■ EXERCISE AIM ■
From the listing that follows, reproduce only the lines from the one holding "Convert this chart" through the one holding "import seaborn as sns", both included, with no pictures.

(Source code of charts)
----

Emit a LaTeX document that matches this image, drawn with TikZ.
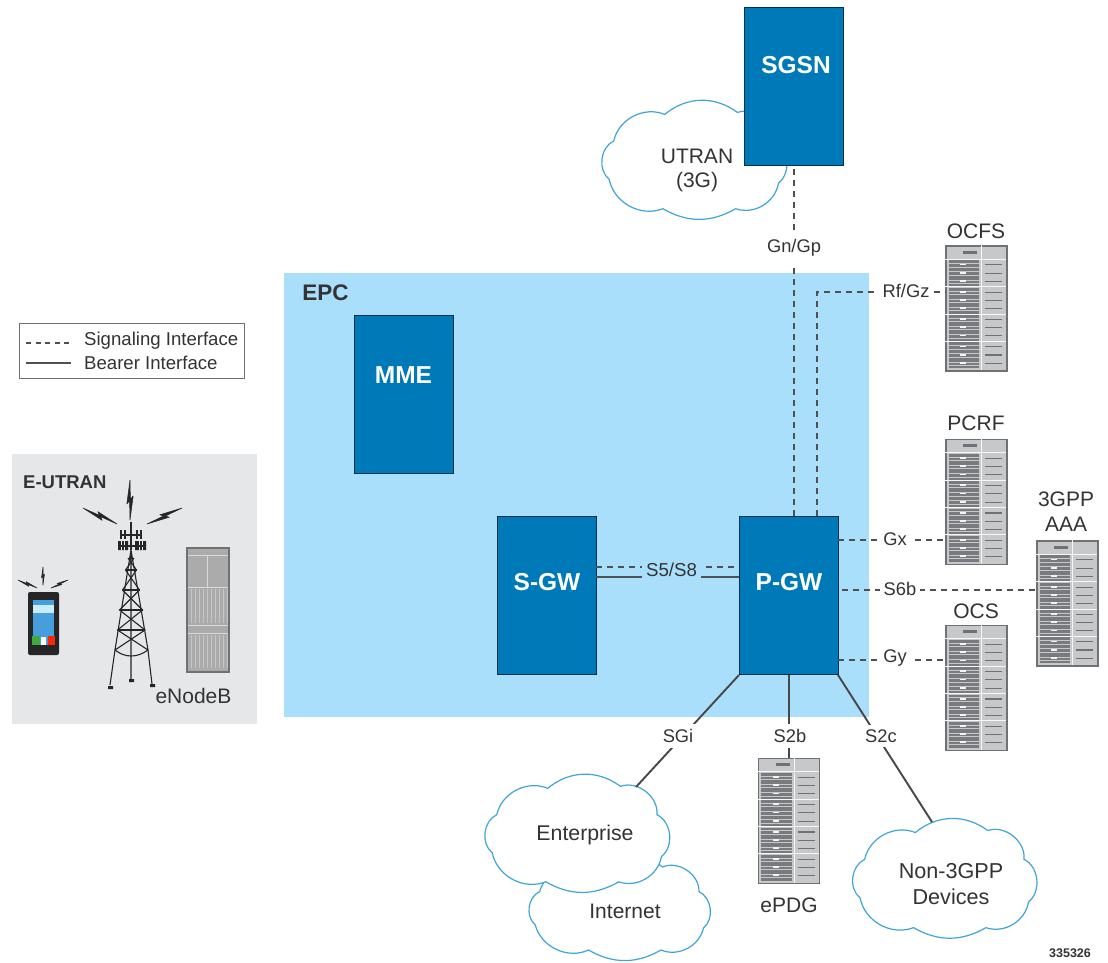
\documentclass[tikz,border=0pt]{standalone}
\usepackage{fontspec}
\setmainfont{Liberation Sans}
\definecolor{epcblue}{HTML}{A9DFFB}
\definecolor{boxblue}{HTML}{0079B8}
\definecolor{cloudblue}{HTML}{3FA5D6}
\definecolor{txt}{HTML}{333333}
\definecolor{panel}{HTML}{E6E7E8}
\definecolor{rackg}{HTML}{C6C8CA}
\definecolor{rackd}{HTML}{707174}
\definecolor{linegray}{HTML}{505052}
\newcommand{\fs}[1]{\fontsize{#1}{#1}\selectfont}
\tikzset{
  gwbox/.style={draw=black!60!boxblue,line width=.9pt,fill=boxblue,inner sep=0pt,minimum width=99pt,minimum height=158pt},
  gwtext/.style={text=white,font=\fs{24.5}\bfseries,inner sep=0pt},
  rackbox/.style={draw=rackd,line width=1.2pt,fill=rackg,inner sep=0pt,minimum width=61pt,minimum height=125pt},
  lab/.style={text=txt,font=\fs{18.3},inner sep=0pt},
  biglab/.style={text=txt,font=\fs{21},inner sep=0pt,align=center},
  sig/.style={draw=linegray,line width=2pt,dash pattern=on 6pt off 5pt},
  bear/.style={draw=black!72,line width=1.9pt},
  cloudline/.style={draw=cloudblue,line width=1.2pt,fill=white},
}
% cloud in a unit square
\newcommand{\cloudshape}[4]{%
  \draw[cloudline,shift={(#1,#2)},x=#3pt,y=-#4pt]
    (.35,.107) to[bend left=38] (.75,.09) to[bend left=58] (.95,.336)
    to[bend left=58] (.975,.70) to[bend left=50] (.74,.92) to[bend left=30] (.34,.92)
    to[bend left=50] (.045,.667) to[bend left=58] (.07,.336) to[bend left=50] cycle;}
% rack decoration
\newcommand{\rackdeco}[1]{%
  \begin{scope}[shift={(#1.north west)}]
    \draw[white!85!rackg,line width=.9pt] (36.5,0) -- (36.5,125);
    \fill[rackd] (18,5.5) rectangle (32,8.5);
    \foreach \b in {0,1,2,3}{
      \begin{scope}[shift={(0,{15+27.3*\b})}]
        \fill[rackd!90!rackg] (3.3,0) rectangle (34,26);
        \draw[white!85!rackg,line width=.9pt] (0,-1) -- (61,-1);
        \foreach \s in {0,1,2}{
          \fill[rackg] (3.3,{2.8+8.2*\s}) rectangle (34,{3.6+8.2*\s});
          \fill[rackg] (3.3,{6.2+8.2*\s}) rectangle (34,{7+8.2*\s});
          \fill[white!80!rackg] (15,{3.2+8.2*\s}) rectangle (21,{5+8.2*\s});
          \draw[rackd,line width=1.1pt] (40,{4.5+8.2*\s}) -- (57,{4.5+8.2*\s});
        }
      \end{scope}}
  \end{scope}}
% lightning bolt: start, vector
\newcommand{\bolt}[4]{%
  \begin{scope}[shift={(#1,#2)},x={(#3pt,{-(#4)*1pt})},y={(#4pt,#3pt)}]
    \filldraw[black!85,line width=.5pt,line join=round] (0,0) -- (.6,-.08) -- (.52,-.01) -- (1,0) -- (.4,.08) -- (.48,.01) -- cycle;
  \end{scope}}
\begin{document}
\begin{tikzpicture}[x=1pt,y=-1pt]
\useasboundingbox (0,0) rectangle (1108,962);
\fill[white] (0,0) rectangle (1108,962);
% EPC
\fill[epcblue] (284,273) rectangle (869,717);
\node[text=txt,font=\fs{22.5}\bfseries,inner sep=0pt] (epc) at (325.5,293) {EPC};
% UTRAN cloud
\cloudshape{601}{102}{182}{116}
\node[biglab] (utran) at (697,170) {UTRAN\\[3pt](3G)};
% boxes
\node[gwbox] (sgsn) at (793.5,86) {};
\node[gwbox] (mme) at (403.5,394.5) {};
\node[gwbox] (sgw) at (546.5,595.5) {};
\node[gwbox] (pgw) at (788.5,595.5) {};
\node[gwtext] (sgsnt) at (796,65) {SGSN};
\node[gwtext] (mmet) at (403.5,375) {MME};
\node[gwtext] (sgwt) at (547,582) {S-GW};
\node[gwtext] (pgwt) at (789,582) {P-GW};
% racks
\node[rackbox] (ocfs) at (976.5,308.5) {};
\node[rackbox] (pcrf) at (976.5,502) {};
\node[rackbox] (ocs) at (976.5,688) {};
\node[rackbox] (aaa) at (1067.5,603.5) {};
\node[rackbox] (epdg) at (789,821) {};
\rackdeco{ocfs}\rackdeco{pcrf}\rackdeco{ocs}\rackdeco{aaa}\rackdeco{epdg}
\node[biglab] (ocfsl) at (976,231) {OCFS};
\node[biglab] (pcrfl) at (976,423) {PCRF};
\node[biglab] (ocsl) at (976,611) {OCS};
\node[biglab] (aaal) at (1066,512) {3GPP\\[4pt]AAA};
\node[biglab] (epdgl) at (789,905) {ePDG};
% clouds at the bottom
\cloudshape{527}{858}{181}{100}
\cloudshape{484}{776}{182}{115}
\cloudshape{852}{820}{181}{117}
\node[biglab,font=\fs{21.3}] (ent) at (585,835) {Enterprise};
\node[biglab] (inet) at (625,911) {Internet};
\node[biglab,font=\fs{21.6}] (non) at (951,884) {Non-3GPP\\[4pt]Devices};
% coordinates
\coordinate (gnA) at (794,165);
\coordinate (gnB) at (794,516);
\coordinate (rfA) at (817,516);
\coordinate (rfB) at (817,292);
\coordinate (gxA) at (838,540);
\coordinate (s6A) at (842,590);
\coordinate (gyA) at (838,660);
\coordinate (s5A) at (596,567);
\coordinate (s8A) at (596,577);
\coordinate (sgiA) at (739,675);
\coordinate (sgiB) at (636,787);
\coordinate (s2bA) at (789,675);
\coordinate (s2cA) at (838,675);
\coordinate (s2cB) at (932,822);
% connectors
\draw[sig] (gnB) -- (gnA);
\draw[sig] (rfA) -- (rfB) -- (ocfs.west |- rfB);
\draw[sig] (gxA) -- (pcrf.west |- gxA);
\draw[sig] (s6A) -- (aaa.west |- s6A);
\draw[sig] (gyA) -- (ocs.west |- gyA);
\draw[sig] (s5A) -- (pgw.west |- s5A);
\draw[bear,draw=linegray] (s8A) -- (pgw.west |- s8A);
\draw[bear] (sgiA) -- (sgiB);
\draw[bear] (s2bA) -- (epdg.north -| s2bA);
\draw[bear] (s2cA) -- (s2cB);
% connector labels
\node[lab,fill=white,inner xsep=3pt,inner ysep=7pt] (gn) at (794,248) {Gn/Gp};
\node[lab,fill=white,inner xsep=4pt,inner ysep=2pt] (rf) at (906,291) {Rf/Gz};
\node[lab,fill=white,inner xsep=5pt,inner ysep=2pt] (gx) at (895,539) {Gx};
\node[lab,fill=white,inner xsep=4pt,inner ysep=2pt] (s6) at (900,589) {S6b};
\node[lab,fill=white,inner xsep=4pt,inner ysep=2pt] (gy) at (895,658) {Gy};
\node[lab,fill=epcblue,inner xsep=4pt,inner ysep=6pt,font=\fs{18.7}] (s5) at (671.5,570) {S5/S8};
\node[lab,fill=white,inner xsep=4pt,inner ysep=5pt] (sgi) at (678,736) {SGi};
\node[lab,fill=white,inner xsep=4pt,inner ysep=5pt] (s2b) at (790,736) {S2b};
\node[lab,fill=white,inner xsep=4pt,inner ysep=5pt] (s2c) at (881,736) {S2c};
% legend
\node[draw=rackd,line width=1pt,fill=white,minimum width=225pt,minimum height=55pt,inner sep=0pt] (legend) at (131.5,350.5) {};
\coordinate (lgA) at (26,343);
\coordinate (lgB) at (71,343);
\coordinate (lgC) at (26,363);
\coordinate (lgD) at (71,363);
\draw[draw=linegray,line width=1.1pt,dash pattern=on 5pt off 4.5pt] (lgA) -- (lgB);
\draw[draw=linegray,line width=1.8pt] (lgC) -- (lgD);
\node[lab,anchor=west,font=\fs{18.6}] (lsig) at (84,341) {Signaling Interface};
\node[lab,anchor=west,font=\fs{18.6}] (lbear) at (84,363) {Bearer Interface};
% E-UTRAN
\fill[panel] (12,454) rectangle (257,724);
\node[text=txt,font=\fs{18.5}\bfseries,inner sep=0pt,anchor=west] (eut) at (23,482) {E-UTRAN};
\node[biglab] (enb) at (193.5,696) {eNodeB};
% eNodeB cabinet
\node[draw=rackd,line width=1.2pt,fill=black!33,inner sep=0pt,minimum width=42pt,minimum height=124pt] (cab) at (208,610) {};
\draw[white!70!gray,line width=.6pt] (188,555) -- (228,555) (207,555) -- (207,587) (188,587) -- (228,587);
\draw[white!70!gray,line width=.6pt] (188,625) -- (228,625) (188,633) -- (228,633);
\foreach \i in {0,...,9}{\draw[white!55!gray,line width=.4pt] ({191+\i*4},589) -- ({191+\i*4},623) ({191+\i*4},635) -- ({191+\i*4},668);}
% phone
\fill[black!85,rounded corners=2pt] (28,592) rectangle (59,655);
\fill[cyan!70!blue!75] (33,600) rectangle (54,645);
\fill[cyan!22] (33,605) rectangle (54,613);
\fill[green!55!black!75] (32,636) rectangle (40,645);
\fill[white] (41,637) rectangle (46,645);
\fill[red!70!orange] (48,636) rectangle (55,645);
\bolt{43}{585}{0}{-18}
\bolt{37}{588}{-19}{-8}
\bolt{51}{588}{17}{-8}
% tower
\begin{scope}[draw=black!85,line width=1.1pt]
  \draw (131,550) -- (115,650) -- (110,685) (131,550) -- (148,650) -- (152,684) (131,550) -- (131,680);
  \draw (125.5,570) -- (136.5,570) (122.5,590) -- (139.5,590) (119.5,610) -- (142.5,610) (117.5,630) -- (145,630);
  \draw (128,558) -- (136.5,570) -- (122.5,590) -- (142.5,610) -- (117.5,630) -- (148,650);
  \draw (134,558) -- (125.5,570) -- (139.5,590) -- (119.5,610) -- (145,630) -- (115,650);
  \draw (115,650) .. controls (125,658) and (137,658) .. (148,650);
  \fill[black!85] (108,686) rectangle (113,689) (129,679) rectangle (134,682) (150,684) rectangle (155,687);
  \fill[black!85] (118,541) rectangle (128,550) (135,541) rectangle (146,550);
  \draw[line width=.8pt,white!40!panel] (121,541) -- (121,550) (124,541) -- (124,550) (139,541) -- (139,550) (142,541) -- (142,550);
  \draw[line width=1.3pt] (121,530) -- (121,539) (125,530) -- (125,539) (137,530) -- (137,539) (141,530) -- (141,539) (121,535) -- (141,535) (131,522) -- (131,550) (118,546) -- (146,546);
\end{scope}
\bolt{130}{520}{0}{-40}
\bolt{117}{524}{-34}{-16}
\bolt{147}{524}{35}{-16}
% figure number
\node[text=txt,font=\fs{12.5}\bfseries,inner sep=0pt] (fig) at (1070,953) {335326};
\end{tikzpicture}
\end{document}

----

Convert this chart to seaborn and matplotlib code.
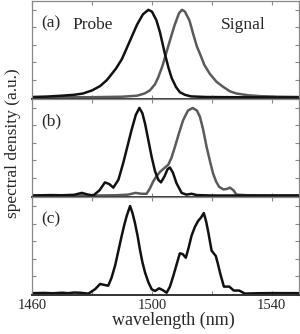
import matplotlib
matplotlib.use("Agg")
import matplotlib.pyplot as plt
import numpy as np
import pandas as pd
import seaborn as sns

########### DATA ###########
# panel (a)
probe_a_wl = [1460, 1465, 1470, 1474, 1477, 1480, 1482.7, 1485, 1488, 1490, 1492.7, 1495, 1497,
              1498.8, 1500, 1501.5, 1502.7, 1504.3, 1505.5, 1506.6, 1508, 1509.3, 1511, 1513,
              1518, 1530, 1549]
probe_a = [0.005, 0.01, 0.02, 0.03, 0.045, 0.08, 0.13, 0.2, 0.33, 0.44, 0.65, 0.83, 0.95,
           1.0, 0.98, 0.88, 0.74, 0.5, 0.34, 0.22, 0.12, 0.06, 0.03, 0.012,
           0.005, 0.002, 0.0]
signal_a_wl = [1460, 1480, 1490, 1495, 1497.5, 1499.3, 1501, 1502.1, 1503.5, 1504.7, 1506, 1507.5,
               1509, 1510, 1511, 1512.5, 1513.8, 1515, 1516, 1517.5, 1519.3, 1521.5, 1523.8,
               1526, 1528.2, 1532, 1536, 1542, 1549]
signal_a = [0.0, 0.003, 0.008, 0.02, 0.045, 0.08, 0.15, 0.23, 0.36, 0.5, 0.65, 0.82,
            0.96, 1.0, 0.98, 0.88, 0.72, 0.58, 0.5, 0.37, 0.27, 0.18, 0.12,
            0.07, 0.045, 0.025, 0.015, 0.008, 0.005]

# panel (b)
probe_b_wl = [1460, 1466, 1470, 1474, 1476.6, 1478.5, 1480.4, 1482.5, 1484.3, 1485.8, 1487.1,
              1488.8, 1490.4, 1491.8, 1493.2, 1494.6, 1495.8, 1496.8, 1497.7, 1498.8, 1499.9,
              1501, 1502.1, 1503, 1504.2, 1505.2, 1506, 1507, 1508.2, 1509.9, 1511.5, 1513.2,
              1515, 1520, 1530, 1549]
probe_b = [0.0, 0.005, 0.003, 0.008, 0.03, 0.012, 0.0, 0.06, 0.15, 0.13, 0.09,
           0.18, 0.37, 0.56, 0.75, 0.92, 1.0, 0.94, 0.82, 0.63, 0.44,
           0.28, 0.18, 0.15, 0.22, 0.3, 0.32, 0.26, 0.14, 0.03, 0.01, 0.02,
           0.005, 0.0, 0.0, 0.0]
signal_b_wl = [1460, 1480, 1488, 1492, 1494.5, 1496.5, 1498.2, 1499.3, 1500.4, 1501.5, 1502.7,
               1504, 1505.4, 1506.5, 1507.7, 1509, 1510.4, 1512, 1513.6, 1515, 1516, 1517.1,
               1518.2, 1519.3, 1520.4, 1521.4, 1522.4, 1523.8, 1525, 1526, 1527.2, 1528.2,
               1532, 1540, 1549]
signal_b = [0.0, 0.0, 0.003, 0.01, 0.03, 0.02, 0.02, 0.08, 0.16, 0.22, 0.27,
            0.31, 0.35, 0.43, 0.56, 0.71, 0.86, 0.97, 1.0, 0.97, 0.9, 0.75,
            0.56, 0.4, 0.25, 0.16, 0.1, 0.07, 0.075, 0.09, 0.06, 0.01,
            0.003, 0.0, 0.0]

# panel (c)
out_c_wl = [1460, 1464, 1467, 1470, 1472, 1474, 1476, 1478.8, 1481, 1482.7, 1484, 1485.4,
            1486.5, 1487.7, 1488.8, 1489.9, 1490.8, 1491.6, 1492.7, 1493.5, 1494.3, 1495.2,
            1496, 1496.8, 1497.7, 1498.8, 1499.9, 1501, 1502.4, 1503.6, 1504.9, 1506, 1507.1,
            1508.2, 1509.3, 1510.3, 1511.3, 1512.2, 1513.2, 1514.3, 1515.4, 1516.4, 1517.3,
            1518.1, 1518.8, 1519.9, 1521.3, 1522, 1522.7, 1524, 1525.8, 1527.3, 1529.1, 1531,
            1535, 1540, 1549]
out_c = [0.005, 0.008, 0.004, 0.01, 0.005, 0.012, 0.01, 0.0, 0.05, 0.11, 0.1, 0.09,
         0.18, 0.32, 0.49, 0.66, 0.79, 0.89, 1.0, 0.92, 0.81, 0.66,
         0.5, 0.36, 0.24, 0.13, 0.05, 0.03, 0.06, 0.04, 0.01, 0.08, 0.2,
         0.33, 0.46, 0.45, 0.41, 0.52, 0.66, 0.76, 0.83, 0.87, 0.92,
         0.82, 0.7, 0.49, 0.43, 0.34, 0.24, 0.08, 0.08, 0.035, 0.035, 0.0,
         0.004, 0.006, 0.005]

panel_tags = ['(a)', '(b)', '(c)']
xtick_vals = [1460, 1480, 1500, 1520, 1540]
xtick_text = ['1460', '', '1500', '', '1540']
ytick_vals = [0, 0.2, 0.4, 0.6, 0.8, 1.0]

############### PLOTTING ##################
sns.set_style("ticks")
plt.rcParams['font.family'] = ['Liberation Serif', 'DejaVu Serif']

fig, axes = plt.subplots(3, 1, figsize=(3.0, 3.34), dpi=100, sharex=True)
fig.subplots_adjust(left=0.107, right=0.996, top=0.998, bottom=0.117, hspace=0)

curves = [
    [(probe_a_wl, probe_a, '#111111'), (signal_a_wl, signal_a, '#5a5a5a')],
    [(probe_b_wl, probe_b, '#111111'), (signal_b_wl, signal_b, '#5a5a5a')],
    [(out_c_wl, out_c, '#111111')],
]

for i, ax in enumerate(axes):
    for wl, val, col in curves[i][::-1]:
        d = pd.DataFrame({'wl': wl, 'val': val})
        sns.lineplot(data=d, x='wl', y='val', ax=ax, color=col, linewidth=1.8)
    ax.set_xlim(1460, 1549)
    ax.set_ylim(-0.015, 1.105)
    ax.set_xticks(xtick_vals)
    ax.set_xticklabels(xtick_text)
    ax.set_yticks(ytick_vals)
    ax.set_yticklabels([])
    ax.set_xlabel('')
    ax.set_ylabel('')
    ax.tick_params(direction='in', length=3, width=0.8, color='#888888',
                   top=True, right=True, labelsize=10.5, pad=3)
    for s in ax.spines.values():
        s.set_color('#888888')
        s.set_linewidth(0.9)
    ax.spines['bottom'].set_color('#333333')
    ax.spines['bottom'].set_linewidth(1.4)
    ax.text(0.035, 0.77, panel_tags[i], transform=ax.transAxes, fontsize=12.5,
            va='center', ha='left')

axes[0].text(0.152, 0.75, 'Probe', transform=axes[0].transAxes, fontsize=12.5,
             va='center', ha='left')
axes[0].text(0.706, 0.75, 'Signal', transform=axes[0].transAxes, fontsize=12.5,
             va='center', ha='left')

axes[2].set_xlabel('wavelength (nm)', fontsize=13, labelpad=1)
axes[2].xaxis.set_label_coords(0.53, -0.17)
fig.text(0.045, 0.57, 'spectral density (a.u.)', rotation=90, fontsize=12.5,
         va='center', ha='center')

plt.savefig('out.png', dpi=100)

----

■ CORRECT ANSWER ■
Convert this chart to seaborn and matplotlib code.
import matplotlib
matplotlib.use("Agg")
import matplotlib.pyplot as plt
import numpy as np
import pandas as pd
import seaborn as sns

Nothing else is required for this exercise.